>More Rib Stitches

>I finally knitted the second sleeve of the punch tuck rib sweater so I’m hoping to get it sewn up tomorrow.

After I’d finished knitting the sleeve I decided to have a go at pin tuck rib. It’s very easy to do, the instructions are in the ribber manual. I used a fine yarn and had the beds set up for double rib. After working the cast on rows I left the cam lever on slip, main bed tension on 2, ribber tension on 3, both side levers back then knitted 10 rows. Then I knitted 4 rows with the side levers to the front. Then repeated these 14 rows. My attempt came out looking just the same as the photograph in the manual.

So then I had a go at punch pin tuck, first with card R-2 10, then with card R-2 9.
The machine was set for double rib again then after the cast on rows the card was inserted and locked, cam lever on slip, side levers back, main bed tension on 3 and ribber tension on 4. One row was knitted then the card was unlocked and I carried on knitting. This time the results weren’t as good:

Punch Pin Tuck Rib More Punch Pin Tuck Rib
In the photos in the manual the pattern seems to stick out more so it looks like ridges, mine are just flat. Maybe the yarn I used was too fine, I don’t know.

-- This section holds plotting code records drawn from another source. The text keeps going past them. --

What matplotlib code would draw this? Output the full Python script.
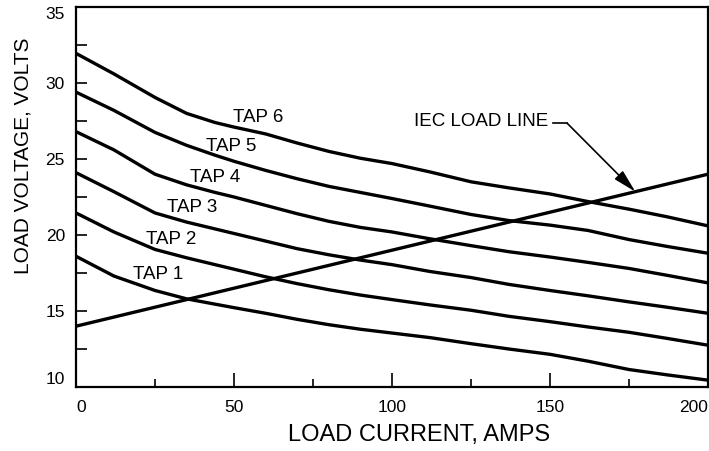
import matplotlib
matplotlib.use("Agg")
import matplotlib.pyplot as plt
from matplotlib.ticker import MultipleLocator

plt.rcParams['font.family'] = ['Liberation Sans', 'DejaVu Sans']

# ---- data ----
current = [0, 12, 25, 35, 44, 50, 60, 70, 80, 90, 100, 112, 125, 137, 150, 162, 175, 187, 200]
tap6 = [31.95, 30.6, 29.05, 28.0, 27.4, 27.1, 26.65, 26.05, 25.5, 25.05, 24.7, 24.15, 23.5, 23.1, 22.7, 22.2, 21.7, 21.2, 20.6]
tap5 = [29.4, 28.2, 26.75, 25.9, 25.25, 24.85, 24.25, 23.7, 23.2, 22.8, 22.4, 21.9, 21.35, 20.95, 20.65, 20.3, 19.7, 19.25, 18.8]
tap4 = [26.8, 25.6, 24.0, 23.3, 22.8, 22.5, 21.95, 21.4, 20.9, 20.5, 20.2, 19.75, 19.3, 18.9, 18.55, 18.2, 17.8, 17.35, 16.85]
tap3 = [24.1, 22.85, 21.45, 20.85, 20.4, 20.1, 19.6, 19.1, 18.7, 18.35, 18.05, 17.6, 17.2, 16.75, 16.35, 16.0, 15.6, 15.25, 14.85]
tap2 = [21.45, 20.2, 19.05, 18.5, 18.05, 17.75, 17.25, 16.8, 16.4, 16.05, 15.75, 15.4, 15.05, 14.65, 14.3, 13.95, 13.6, 13.2, 12.75]
tap1 = [18.6, 17.3, 16.35, 15.8, 15.45, 15.22, 14.85, 14.45, 14.1, 13.8, 13.55, 13.25, 12.85, 12.5, 12.15, 11.7, 11.15, 10.8, 10.45]

iec_current = [0, 200]
iec_voltage = [14.0, 24.0]

tap_names = ["TAP 1", "TAP 2", "TAP 3", "TAP 4", "TAP 5", "TAP 6"]
tap_series = [tap1, tap2, tap3, tap4, tap5, tap6]
# label anchor positions (data coords)
label_x = [25.9, 30.2, 36.7, 44.1, 49.0, 57.6]
label_y = [17.38, 19.69, 21.8, 23.77, 25.81, 27.72]

x_ticks = [0, 50, 100, 150, 200]
y_ticks = [10, 15, 20, 25, 30, 35]

# ---- figure ----
fig = plt.figure(figsize=(7.09, 4.51), dpi=100)
ax = fig.add_axes([76 / 709, (451 - 387) / 451, 632 / 709, 380 / 451])

lw = 2.4
for s in tap_series:
    ax.plot(current, s, color='black', lw=lw, solid_capstyle='butt', solid_joinstyle='round')
ax.plot(iec_current, iec_voltage, color='black', lw=lw, solid_capstyle='butt')

for name, lx, ly in zip(tap_names, label_x, label_y):
    ax.text(lx, ly, name, fontsize=13.5, ha='center', va='center')

# IEC load line annotation
ax.text(149.4, 27.5, "IEC LOAD LINE", fontsize=13.5, ha='right', va='center')
ax.plot([151.0, 155.4], [27.36, 27.36], color='black', lw=1.2)
ax.annotate('', xy=(177, 22.85), xytext=(155.4, 27.36),
            arrowprops=dict(arrowstyle='-|>,head_length=1.0,head_width=0.25',
                            mutation_scale=14, color='black', lw=1.2,
                            shrinkA=0, shrinkB=0))

ax.set_xlim(0, 200)
ax.set_ylim(10, 35)

ax.set_xticks(x_ticks)
ax.set_yticks(y_ticks)
ax.xaxis.set_minor_locator(MultipleLocator(25))
ax.yaxis.set_minor_locator(MultipleLocator(2.5))
ax.tick_params(axis='x', which='major', direction='in', length=10, width=1.2, labelsize=12.5, pad=9)
ax.tick_params(axis='x', which='minor', direction='in', length=6, width=1.2)
ax.tick_params(axis='y', which='both', direction='in', length=8, width=1.2, labelsize=12.5, pad=8)
ax.tick_params(top=False, right=False, which='both')

xl = ax.get_xticklabels()
xl[0].set_horizontalalignment('left')
xl[-1].set_horizontalalignment('right')
yl = ax.get_yticklabels()
yl[0].set_verticalalignment('bottom')
yl[-1].set_verticalalignment('top')

for sp in ax.spines.values():
    sp.set_linewidth(1.6)

ax.set_xlabel("LOAD CURRENT, AMPS", fontsize=17, va='center')
ax.xaxis.set_label_coords(0.543, -0.126)
ax.set_ylabel("LOAD VOLTAGE, VOLTS", fontsize=15, va='center')
ax.yaxis.set_label_coords(-0.0839, 0.608)

fig.savefig("out.png", dpi=100)
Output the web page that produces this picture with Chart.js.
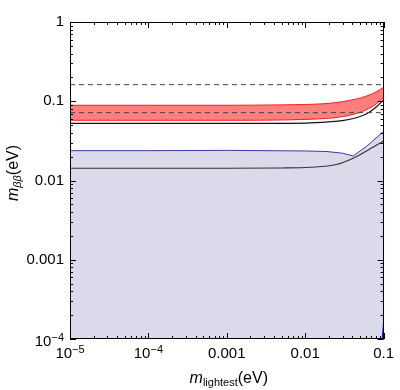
<!DOCTYPE html>
<html>
<head>
<meta charset="utf-8">
<script src="https://cdn.jsdelivr.net/npm/chart.js@4/dist/chart.umd.min.js"></script>
<style>
  body { margin: 0; background: #fff; }
  #wrap { width: 400px; height: 390px; }
</style>
</head>
<body>
<div id="wrap"><canvas id="myChart" width="400" height="390"></canvas></div>
<script>
const xBand = [1e-5, 1e-4, 1e-3, 0.005, 0.01, 0.02, 0.03, 0.045, 0.06, 0.08, 0.1];
const redTop = [0.089, 0.089, 0.089, 0.090, 0.091, 0.094, 0.099, 0.107, 0.116, 0.131, 0.150];
const redBottom = [0.0575, 0.0575, 0.0575, 0.058, 0.059, 0.061, 0.064, 0.070, 0.078, 0.092, 0.112];
const blackUpper = [0.0525, 0.0525, 0.0525, 0.0527, 0.053, 0.055, 0.057, 0.062, 0.069, 0.084, 0.104];

const xBlue = [1e-5, 1e-4, 1e-3, 0.005, 0.01, 0.019, 0.03, 0.041, 0.06, 0.1];
const blueTop = [0.0238, 0.0238, 0.0240, 0.0237, 0.0236, 0.0232, 0.0221, 0.0204, 0.0268, 0.0415];

const xLower = [1e-5, 1e-4, 1e-3, 0.005, 0.0115, 0.025, 0.041, 0.059, 0.1];
const blackLower = [0.0143, 0.0143, 0.0143, 0.0144, 0.0147, 0.0159, 0.0191, 0.0232, 0.0315];

const xEdge = [0.0962, 0.1];
const blueEdge = [1e-4, 1.6e-4];

const xLimits = [1e-5, 0.1];
const dashHigh = [0.162, 0.162];
const dashLow = [0.0718, 0.0718];

const xTickValues = [1e-5, 1e-4, 1e-3, 1e-2, 1e-1];
const xTickLabels = ['10^\u22125', '10^\u22124', '0.001', '0.01', '0.1'];
const yTickValues = [1e-4, 1e-3, 1e-2, 1e-1, 1];
const yTickLabels = ['10^\u22124', '0.001', '0.01', '0.1', '1'];

function pts(xs, ys) {
    return xs.map((x, i) => ({ x: x, y: ys[i] }));
}

const FONT = '"Liberation Sans", Arial, sans-serif';

const frameTicks = {
    id: 'frameTicks',
    afterDatasetsDraw(chart) {
        const { ctx, chartArea: a, scales } = chart;
        const xs = scales.x, ys = scales.y;
        ctx.save();
        ctx.strokeStyle = '#000';
        ctx.lineWidth = 1;
        ctx.strokeRect(Math.round(a.left) + 0.5, Math.round(a.top) + 0.5,
            Math.round(a.right - a.left) - 1, Math.round(a.bottom - a.top) - 1);
        ctx.beginPath();
        for (let d = -5; d <= -1; d++) {
            for (let k = 1; k <= 9; k++) {
                const v = k * Math.pow(10, d);
                if (v > 0.1 * 1.0001) break;
                const px = Math.round(xs.getPixelForValue(v)) + 0.5;
                const len = k === 1 ? 6 : 3;
                ctx.moveTo(px, a.bottom); ctx.lineTo(px, a.bottom - len);
                ctx.moveTo(px, a.top); ctx.lineTo(px, a.top + len);
            }
        }
        for (let d = -4; d <= 0; d++) {
            for (let k = 1; k <= 9; k++) {
                const v = k * Math.pow(10, d);
                if (v > 1.0001) break;
                const py = Math.round(ys.getPixelForValue(v)) + 0.5;
                const len = k === 1 ? 6 : 3;
                ctx.moveTo(a.left, py); ctx.lineTo(a.left + len, py);
                ctx.moveTo(a.right, py); ctx.lineTo(a.right - len, py);
            }
        }
        ctx.stroke();

        // power-of-ten tick labels with a raised exponent
        ctx.fillStyle = '#000';
        ctx.textBaseline = 'alphabetic';
        ctx.textAlign = 'left';
        function power(label, x, base, align) {
            const parts = label.split('^');
            ctx.font = '15px ' + FONT; const w1 = ctx.measureText(parts[0]).width;
            ctx.font = '11px ' + FONT; const w2 = ctx.measureText(parts[1]).width;
            const x0 = align === 'right' ? x - w1 - w2 : x - (w1 + w2) / 2;
            ctx.font = '15px ' + FONT; ctx.fillText(parts[0], x0, base);
            ctx.font = '11px ' + FONT; ctx.fillText(parts[1], x0 + w1, base - 5);
        }
        xTickLabels.forEach((lab, i) => {
            if (lab.includes('^')) power(lab, xs.getPixelForValue(xTickValues[i]), 358, 'center');
        });
        yTickLabels.forEach((lab, i) => {
            if (lab.includes('^')) power(lab, a.left - 6, ys.getPixelForValue(yTickValues[i]) + 7, 'right');
        });

        // axis titles with subscripts
        function title(sub, subFont, cx, cy, rot) {
            ctx.save();
            ctx.translate(cx, cy);
            if (rot) ctx.rotate(-Math.PI / 2);
            ctx.font = 'italic 16px ' + FONT; const w1 = ctx.measureText('m').width;
            ctx.font = subFont; const w2 = ctx.measureText(sub).width;
            ctx.font = '16px ' + FONT; const w3 = ctx.measureText('(eV)').width;
            const x0 = -(w1 + w2 + w3) / 2;
            ctx.font = 'italic 16px ' + FONT; ctx.fillText('m', x0, 5);
            ctx.font = subFont; ctx.fillText(sub, x0 + w1, 8);
            ctx.font = '16px ' + FONT; ctx.fillText('(eV)', x0 + w1 + w2, 5);
            ctx.restore();
        }
        title('lightest', '11px ' + FONT, (a.left + a.right) / 2 + 2, 378, false);
        title('\u03B2\u03B2', 'italic 11px ' + FONT, 13, 173, true);
        ctx.restore();
    }
};

const ctx = document.getElementById('myChart').getContext('2d');
new Chart(ctx, {
    type: 'line',
    data: {
        datasets: [
            { data: pts(xLimits, dashHigh), borderColor: '#444', borderWidth: 1, borderDash: [5, 4], pointRadius: 0, fill: false },
            { data: pts(xLimits, dashLow), borderColor: '#444', borderWidth: 1, borderDash: [5, 4], pointRadius: 0, fill: false },
            { data: pts(xBand, blackUpper), borderColor: '#111', borderWidth: 1.2, pointRadius: 0, fill: false, cubicInterpolationMode: 'monotone' },
            { data: pts(xBand, redBottom), borderColor: '#ff1a1a', borderWidth: 1, pointRadius: 0, fill: false, cubicInterpolationMode: 'monotone' },
            { data: pts(xBand, redTop), borderColor: '#ff1a1a', borderWidth: 1, pointRadius: 0, backgroundColor: 'rgba(255,0,0,0.5)', fill: '-1', cubicInterpolationMode: 'monotone' },
            { data: pts(xLower, blackLower), borderColor: '#333', borderWidth: 1.1, pointRadius: 0, fill: false, cubicInterpolationMode: 'monotone' },
            { data: pts(xEdge, blueEdge), borderColor: '#2020c0', borderWidth: 1.2, pointRadius: 0, fill: false },
            { data: pts(xBlue, blueTop), borderColor: '#3a3aa8', borderWidth: 1, pointRadius: 0, backgroundColor: 'rgb(218,218,234)', fill: 'start' }
        ]
    },
    options: {
        responsive: false,
        animation: false,
        layout: { padding: { top: 22, right: 12, left: 0, bottom: 0 } },
        plugins: { legend: { display: false }, tooltip: { enabled: false } },
        scales: {
            x: {
                type: 'logarithmic',
                min: 1e-5, max: 0.1,
                grid: { display: false, drawTicks: false },
                border: { display: false },
                afterBuildTicks: (scale) => { scale.ticks = xTickValues.map(v => ({ value: v })); },
                afterFit: (scale) => { scale.height = 51; },
                ticks: {
                    autoSkip: false, maxRotation: 0, padding: 6,
                    color: '#000', font: { family: FONT, size: 15 },
                    callback: (v, i) => xTickLabels[i].includes('^') ? '' : xTickLabels[i]
                }
            },
            y: {
                type: 'logarithmic',
                min: 1e-4, max: 1,
                grid: { display: false, drawTicks: false },
                border: { display: false },
                afterBuildTicks: (scale) => { scale.ticks = yTickValues.map(v => ({ value: v })); },
                afterFit: (scale) => { scale.width = 70; },
                ticks: {
                    autoSkip: false, padding: 6,
                    color: '#000', font: { family: FONT, size: 15 },
                    callback: (v, i) => yTickLabels[i].includes('^') ? '' : yTickLabels[i]
                }
            }
        }
    },
    plugins: [frameTicks]
});
</script>
</body>
</html>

There was another rib stitch I wanted to try, the book just calls it ‘variation of English rib’. It looks like a checkerboard pattern and I just had to have a go at it:

english rib
It’s not difficult to do but if I was trying to make a sweater using this pattern I think it would be easy to get it wrong if I was distracted. Once the needles and carriage are set up properly you have to do 2 rows at H5, 2 rows at H6, repeat those four rows four times, 2 rows at H7, 2 rows at H6, repeat those four rows four times. Those 32 rows form the pattern.

There are three or four more rib stitches I want to try but I’m saving them for another day.